Work instructions
Your task is to transcribe the records exactly, skipping every image.

[Plotting code records]
● ● ● ● ●

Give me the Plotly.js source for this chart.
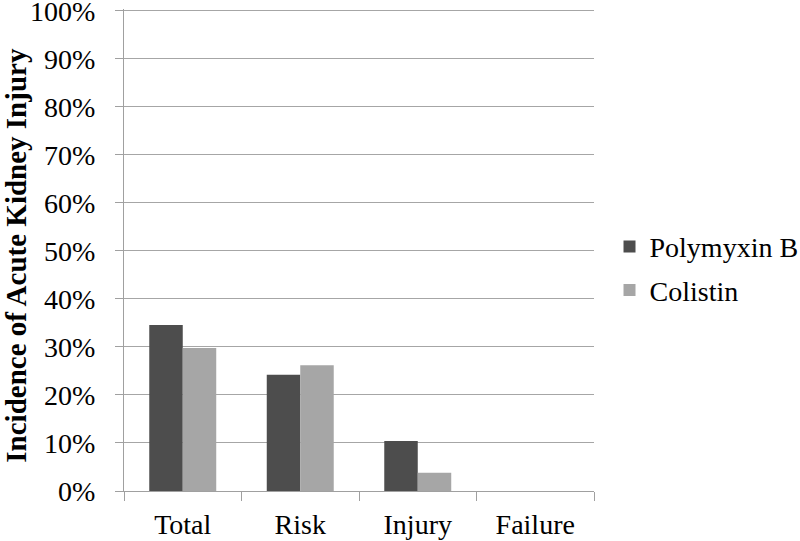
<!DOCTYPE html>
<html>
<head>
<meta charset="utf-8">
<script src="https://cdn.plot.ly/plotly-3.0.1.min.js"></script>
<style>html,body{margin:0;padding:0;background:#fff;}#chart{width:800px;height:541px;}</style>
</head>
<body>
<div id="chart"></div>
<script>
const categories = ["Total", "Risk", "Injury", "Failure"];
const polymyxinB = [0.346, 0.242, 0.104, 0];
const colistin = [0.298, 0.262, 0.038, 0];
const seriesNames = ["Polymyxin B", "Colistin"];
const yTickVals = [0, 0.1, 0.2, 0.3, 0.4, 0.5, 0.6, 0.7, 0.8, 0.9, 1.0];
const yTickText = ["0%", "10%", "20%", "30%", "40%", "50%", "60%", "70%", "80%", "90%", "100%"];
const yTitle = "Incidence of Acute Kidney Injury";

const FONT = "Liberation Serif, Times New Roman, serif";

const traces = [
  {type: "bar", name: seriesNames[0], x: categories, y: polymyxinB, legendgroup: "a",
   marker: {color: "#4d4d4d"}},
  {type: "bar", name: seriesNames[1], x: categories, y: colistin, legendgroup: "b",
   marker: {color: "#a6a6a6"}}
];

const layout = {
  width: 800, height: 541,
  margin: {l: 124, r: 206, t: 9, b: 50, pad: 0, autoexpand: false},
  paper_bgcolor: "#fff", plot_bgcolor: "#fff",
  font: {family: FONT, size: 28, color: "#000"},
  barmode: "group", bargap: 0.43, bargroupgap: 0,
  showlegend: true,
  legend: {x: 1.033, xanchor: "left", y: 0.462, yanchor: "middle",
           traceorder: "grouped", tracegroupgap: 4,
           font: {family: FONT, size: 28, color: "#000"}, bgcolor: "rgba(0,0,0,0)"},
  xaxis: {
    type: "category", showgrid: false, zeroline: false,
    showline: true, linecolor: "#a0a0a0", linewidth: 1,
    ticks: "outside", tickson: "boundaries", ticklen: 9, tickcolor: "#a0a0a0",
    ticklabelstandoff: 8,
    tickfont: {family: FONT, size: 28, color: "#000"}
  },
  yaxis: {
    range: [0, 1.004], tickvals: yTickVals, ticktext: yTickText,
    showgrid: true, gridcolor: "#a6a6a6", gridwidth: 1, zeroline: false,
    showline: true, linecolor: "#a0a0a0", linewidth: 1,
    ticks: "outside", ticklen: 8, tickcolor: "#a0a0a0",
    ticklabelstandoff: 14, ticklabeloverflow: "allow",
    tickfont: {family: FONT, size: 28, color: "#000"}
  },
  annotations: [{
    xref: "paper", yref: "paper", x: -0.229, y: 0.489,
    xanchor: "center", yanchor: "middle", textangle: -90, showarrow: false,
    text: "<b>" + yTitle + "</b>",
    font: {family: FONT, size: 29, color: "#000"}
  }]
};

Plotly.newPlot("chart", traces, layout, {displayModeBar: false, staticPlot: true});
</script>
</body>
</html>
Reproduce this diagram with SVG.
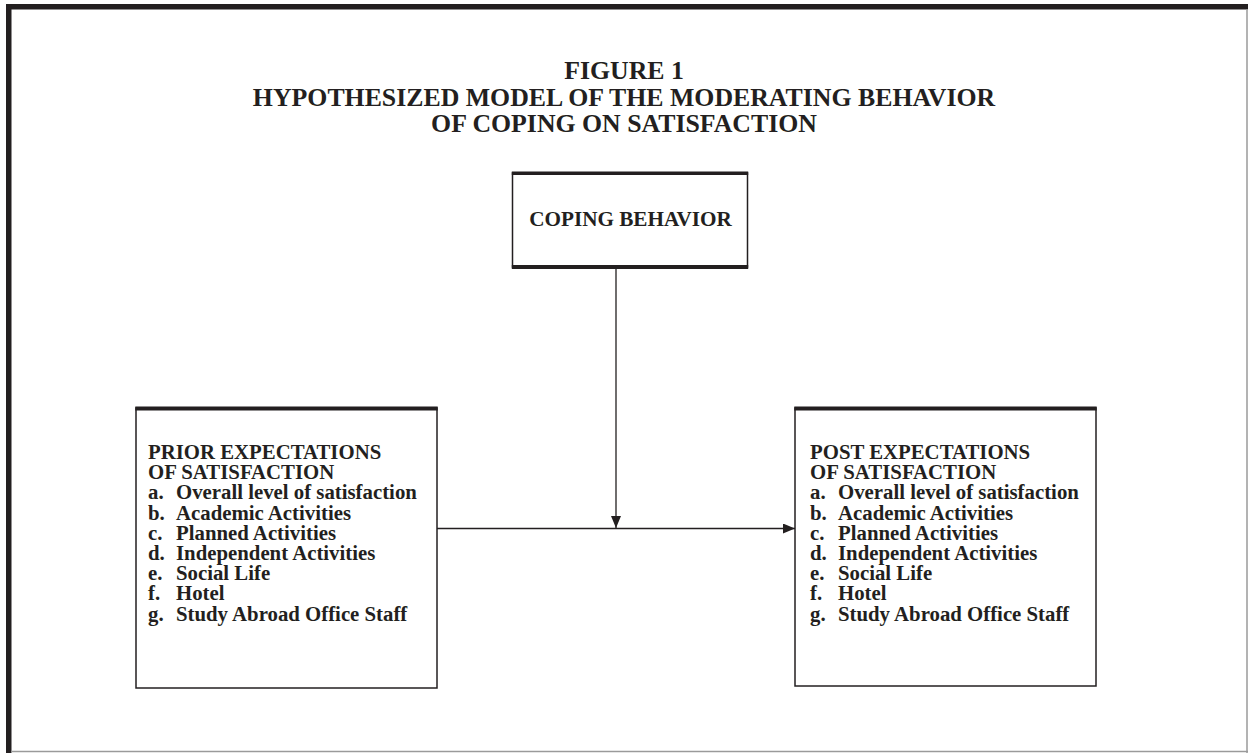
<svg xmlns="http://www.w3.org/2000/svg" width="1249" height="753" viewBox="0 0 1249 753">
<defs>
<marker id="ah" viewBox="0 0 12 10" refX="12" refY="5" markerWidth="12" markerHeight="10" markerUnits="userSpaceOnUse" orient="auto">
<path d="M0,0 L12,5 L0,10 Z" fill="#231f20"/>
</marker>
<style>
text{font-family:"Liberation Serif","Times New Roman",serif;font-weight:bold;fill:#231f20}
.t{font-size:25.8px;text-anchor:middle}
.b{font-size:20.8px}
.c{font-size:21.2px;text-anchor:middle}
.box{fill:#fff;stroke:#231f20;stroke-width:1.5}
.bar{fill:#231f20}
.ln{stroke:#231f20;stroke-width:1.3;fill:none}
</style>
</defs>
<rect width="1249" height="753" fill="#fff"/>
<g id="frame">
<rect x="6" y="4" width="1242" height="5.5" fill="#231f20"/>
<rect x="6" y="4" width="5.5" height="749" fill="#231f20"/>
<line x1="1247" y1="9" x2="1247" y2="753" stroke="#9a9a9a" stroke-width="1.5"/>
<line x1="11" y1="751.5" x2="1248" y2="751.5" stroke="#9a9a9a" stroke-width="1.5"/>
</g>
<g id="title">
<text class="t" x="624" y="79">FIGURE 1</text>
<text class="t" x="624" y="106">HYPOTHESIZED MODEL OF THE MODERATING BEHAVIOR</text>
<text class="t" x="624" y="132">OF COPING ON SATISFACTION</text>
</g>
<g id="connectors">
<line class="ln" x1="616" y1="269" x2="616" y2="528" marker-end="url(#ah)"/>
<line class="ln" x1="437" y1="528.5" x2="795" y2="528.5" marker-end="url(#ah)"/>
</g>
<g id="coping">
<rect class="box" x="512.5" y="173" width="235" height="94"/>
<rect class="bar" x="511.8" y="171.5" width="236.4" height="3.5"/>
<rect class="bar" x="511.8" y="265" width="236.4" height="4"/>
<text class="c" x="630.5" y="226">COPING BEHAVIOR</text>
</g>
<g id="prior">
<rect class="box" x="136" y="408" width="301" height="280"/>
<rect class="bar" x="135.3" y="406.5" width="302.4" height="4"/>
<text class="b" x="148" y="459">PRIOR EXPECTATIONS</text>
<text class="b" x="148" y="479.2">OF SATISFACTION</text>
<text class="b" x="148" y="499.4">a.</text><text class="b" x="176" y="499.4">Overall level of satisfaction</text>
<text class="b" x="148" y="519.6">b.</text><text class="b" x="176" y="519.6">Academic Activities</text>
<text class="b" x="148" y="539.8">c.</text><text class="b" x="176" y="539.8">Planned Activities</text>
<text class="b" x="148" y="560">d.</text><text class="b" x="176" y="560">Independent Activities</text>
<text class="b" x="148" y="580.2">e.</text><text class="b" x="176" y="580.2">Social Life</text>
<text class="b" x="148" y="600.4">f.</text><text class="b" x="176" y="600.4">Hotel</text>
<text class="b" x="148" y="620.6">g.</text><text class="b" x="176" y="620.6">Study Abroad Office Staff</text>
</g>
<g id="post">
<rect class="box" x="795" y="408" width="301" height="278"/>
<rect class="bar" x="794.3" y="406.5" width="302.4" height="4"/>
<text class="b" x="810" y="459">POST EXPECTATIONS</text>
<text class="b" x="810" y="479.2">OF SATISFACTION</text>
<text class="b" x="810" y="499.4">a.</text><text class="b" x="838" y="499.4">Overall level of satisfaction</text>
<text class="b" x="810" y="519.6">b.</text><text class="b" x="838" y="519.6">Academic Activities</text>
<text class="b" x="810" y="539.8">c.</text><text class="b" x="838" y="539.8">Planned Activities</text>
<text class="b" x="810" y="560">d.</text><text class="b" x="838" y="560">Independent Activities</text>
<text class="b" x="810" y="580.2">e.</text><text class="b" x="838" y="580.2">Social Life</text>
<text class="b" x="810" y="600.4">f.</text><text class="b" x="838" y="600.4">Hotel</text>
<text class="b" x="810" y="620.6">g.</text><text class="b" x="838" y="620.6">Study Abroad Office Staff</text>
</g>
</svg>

● ● ● ● ●

Written solution
Give me the Plotly.js source for this chart.
<!DOCTYPE html>
<html>
<head>
<meta charset="utf-8">
<script src="https://cdn.plot.ly/plotly-3.0.1.min.js"></script>
<style>html,body{margin:0;padding:0;background:#fff;}#chart{width:800px;height:541px;}</style>
</head>
<body>
<div id="chart"></div>
<script>
const categories = ["Total", "Risk", "Injury", "Failure"];
const polymyxinB = [0.346, 0.242, 0.104, 0];
const colistin = [0.298, 0.262, 0.038, 0];
const seriesNames = ["Polymyxin B", "Colistin"];
const yTickVals = [0, 0.1, 0.2, 0.3, 0.4, 0.5, 0.6, 0.7, 0.8, 0.9, 1.0];
const yTickText = ["0%", "10%", "20%", "30%", "40%", "50%", "60%", "70%", "80%", "90%", "100%"];
const yTitle = "Incidence of Acute Kidney Injury";

const FONT = "Liberation Serif, Times New Roman, serif";

const traces = [
  {type: "bar", name: seriesNames[0], x: categories, y: polymyxinB, legendgroup: "a",
   marker: {color: "#4d4d4d"}},
  {type: "bar", name: seriesNames[1], x: categories, y: colistin, legendgroup: "b",
   marker: {color: "#a6a6a6"}}
];

const layout = {
  width: 800, height: 541,
  margin: {l: 124, r: 206, t: 9, b: 50, pad: 0, autoexpand: false},
  paper_bgcolor: "#fff", plot_bgcolor: "#fff",
  font: {family: FONT, size: 28, color: "#000"},
  barmode: "group", bargap: 0.43, bargroupgap: 0,
  showlegend: true,
  legend: {x: 1.033, xanchor: "left", y: 0.462, yanchor: "middle",
           traceorder: "grouped", tracegroupgap: 4,
           font: {family: FONT, size: 28, color: "#000"}, bgcolor: "rgba(0,0,0,0)"},
  xaxis: {
    type: "category", showgrid: false, zeroline: false,
    showline: true, linecolor: "#a0a0a0", linewidth: 1,
    ticks: "outside", tickson: "boundaries", ticklen: 9, tickcolor: "#a0a0a0",
    ticklabelstandoff: 8,
    tickfont: {family: FONT, size: 28, color: "#000"}
  },
  yaxis: {
    range: [0, 1.004], tickvals: yTickVals, ticktext: yTickText,
    showgrid: true, gridcolor: "#a6a6a6", gridwidth: 1, zeroline: false,
    showline: true, linecolor: "#a0a0a0", linewidth: 1,
    ticks: "outside", ticklen: 8, tickcolor: "#a0a0a0",
    ticklabelstandoff: 14, ticklabeloverflow: "allow",
    tickfont: {family: FONT, size: 28, color: "#000"}
  },
  annotations: [{
    xref: "paper", yref: "paper", x: -0.229, y: 0.489,
    xanchor: "center", yanchor: "middle", textangle: -90, showarrow: false,
    text: "<b>" + yTitle + "</b>",
    font: {family: FONT, size: 29, color: "#000"}
  }]
};

Plotly.newPlot("chart", traces, layout, {displayModeBar: false, staticPlot: true});
</script>
</body>
</html>
Reproduce this diagram with SVG.
<svg xmlns="http://www.w3.org/2000/svg" width="1249" height="753" viewBox="0 0 1249 753">
<defs>
<marker id="ah" viewBox="0 0 12 10" refX="12" refY="5" markerWidth="12" markerHeight="10" markerUnits="userSpaceOnUse" orient="auto">
<path d="M0,0 L12,5 L0,10 Z" fill="#231f20"/>
</marker>
<style>
text{font-family:"Liberation Serif","Times New Roman",serif;font-weight:bold;fill:#231f20}
.t{font-size:25.8px;text-anchor:middle}
.b{font-size:20.8px}
.c{font-size:21.2px;text-anchor:middle}
.box{fill:#fff;stroke:#231f20;stroke-width:1.5}
.bar{fill:#231f20}
.ln{stroke:#231f20;stroke-width:1.3;fill:none}
</style>
</defs>
<rect width="1249" height="753" fill="#fff"/>
<g id="frame">
<rect x="6" y="4" width="1242" height="5.5" fill="#231f20"/>
<rect x="6" y="4" width="5.5" height="749" fill="#231f20"/>
<line x1="1247" y1="9" x2="1247" y2="753" stroke="#9a9a9a" stroke-width="1.5"/>
<line x1="11" y1="751.5" x2="1248" y2="751.5" stroke="#9a9a9a" stroke-width="1.5"/>
</g>
<g id="title">
<text class="t" x="624" y="79">FIGURE 1</text>
<text class="t" x="624" y="106">HYPOTHESIZED MODEL OF THE MODERATING BEHAVIOR</text>
<text class="t" x="624" y="132">OF COPING ON SATISFACTION</text>
</g>
<g id="connectors">
<line class="ln" x1="616" y1="269" x2="616" y2="528" marker-end="url(#ah)"/>
<line class="ln" x1="437" y1="528.5" x2="795" y2="528.5" marker-end="url(#ah)"/>
</g>
<g id="coping">
<rect class="box" x="512.5" y="173" width="235" height="94"/>
<rect class="bar" x="511.8" y="171.5" width="236.4" height="3.5"/>
<rect class="bar" x="511.8" y="265" width="236.4" height="4"/>
<text class="c" x="630.5" y="226">COPING BEHAVIOR</text>
</g>
<g id="prior">
<rect class="box" x="136" y="408" width="301" height="280"/>
<rect class="bar" x="135.3" y="406.5" width="302.4" height="4"/>
<text class="b" x="148" y="459">PRIOR EXPECTATIONS</text>
<text class="b" x="148" y="479.2">OF SATISFACTION</text>
<text class="b" x="148" y="499.4">a.</text><text class="b" x="176" y="499.4">Overall level of satisfaction</text>
<text class="b" x="148" y="519.6">b.</text><text class="b" x="176" y="519.6">Academic Activities</text>
<text class="b" x="148" y="539.8">c.</text><text class="b" x="176" y="539.8">Planned Activities</text>
<text class="b" x="148" y="560">d.</text><text class="b" x="176" y="560">Independent Activities</text>
<text class="b" x="148" y="580.2">e.</text><text class="b" x="176" y="580.2">Social Life</text>
<text class="b" x="148" y="600.4">f.</text><text class="b" x="176" y="600.4">Hotel</text>
<text class="b" x="148" y="620.6">g.</text><text class="b" x="176" y="620.6">Study Abroad Office Staff</text>
</g>
<g id="post">
<rect class="box" x="795" y="408" width="301" height="278"/>
<rect class="bar" x="794.3" y="406.5" width="302.4" height="4"/>
<text class="b" x="810" y="459">POST EXPECTATIONS</text>
<text class="b" x="810" y="479.2">OF SATISFACTION</text>
<text class="b" x="810" y="499.4">a.</text><text class="b" x="838" y="499.4">Overall level of satisfaction</text>
<text class="b" x="810" y="519.6">b.</text><text class="b" x="838" y="519.6">Academic Activities</text>
<text class="b" x="810" y="539.8">c.</text><text class="b" x="838" y="539.8">Planned Activities</text>
<text class="b" x="810" y="560">d.</text><text class="b" x="838" y="560">Independent Activities</text>
<text class="b" x="810" y="580.2">e.</text><text class="b" x="838" y="580.2">Social Life</text>
<text class="b" x="810" y="600.4">f.</text><text class="b" x="838" y="600.4">Hotel</text>
<text class="b" x="810" y="620.6">g.</text><text class="b" x="838" y="620.6">Study Abroad Office Staff</text>
</g>
</svg>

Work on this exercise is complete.